Adding our Skoda Enyaq VRS 80 kWh battery on a trickle feed would be a massive gain.

Even buying a cheap second hand Nissan Leaf (rolling Powerwall) becomes viable.

We wouldn't need to use much, just topping up our existing static battery kit would be a win.
 
Some of the tear-downs of Tesla’s circuitry in Model Y showed they were part way there with bidirectional charging in hardware, so it may even be there now in cars, but from their battery-preservation primary philosophy it’s probably too hard to commit to doing so. Particularly if PW3 comes with 15 kWh or more.
 
I more or less guarantee that V2H will never ever be available on Teslas as long as PW is being marketed and sold.

But having both would be acceptable, and ideal.

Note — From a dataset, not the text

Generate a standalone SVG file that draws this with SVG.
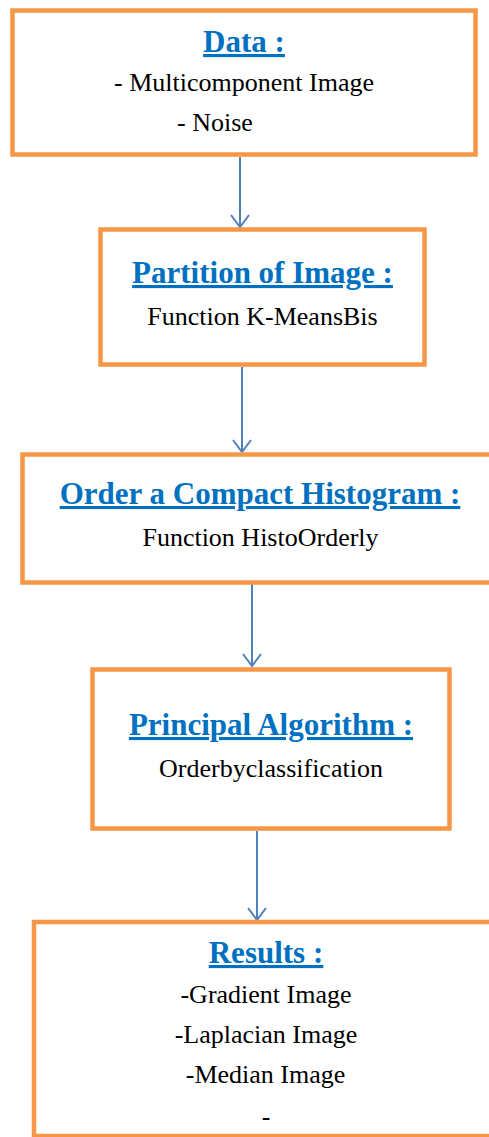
<svg xmlns="http://www.w3.org/2000/svg" width="489" height="1137" viewBox="0 0 489 1137">
  <style>
    .box { fill: #ffffff; stroke: #F79646; stroke-width: 4.5; }
    .title { font-family: "Liberation Serif", "Times New Roman", serif; font-weight: bold; font-size: 31px; fill: #0070C0; text-anchor: middle; text-decoration: underline; }
    .body { font-family: "Liberation Serif", "Times New Roman", serif; font-size: 26px; fill: #000000; text-anchor: middle; }
    .conn { stroke: #4F81BD; stroke-width: 2; fill: none; }
  </style>
  <defs>
    <marker id="vhead" markerUnits="userSpaceOnUse" markerWidth="16" markerHeight="22" viewBox="-14 -11 16 22" refX="0" refY="0" orient="auto">
      <path d="M-12,-9 L0,0 L-12,9" fill="none" stroke="#4F81BD" stroke-width="2"/>
    </marker>
  </defs>
  <rect width="489" height="1137" fill="#ffffff"/>

  <g id="connectors">
    <line class="conn" x1="240" y1="157" x2="240" y2="227" marker-end="url(#vhead)"/>
    <line class="conn" x1="242" y1="367" x2="242" y2="452" marker-end="url(#vhead)"/>
    <line class="conn" x1="252" y1="584" x2="252" y2="666" marker-end="url(#vhead)"/>
    <line class="conn" x1="257" y1="831" x2="257" y2="920" marker-end="url(#vhead)"/>
  </g>

  <g id="node-data">
    <rect class="box" x="12.5" y="10.5" width="463" height="144"/>
    <text class="title" x="244" y="52">Data :</text>
    <text class="body" x="244" y="91">- Multicomponent Image</text>
    <text class="body" x="177" y="131" style="text-anchor:start">- Noise</text>
  </g>

  <g id="node-partition">
    <rect class="box" x="100.5" y="229.5" width="324" height="135"/>
    <text class="title" x="262.5" y="283">Partition of Image :</text>
    <text class="body" x="262.5" y="325">Function K-MeansBis</text>
  </g>

  <g id="node-histogram">
    <rect class="box" x="22.5" y="454.5" width="480" height="128"/>
    <text class="title" x="260" y="504">Order a Compact Histogram :</text>
    <text class="body" x="260.5" y="546">Function HistoOrderly</text>
  </g>

  <g id="node-algorithm">
    <rect class="box" x="92.5" y="669.5" width="357" height="159"/>
    <text class="title" x="271" y="735">Principal Algorithm :</text>
    <text class="body" x="271" y="777">Orderbyclassification</text>
  </g>

  <g id="node-results">
    <rect class="box" x="34" y="922" width="470" height="214"/>
    <text class="title" x="266" y="963">Results :</text>
    <text class="body" x="266" y="1003">-Gradient Image</text>
    <text class="body" x="266" y="1043">-Laplacian Image</text>
    <text class="body" x="265.5" y="1083">-Median Image</text>
    <text class="body" x="266" y="1125">-</text>
  </g>
</svg>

You'd most likely still need a Gateway device, G100 certification, a suitable charger.

Having a static Powerwall 'buffer' would give the house something to 'chew on' while the car was away.

All I'd want for our setup is a constant 2kW or 3kW trickle feed from the car into the Powerwalls to keep them topped up during Winter.

Then let the Powerwalls do all the heavy lifting.
 
But having both would be acceptable, and ideal.

You'd most likely still need a Gateway device, G100 certification, a suitable charger.

Having a static Powerwall 'buffer' would give the house something to 'chew on' while the car was away.

All I'd want for our setup is a constant 2kW or 3kW trickle feed from the car into the Powerwalls to keep them topped up during Winter.

Then let the Powerwalls do all the heavy lifting.
Would be ideal for end user - yes.

but would it be for Tesla which has very specific product - PW which they sell for profit. becaue people would use it as large battery anyway, not for the trickle feed to PW alone.

this would definitely canibalize PW sales. so why would tesla enable feature which in the end would mean less sales for them?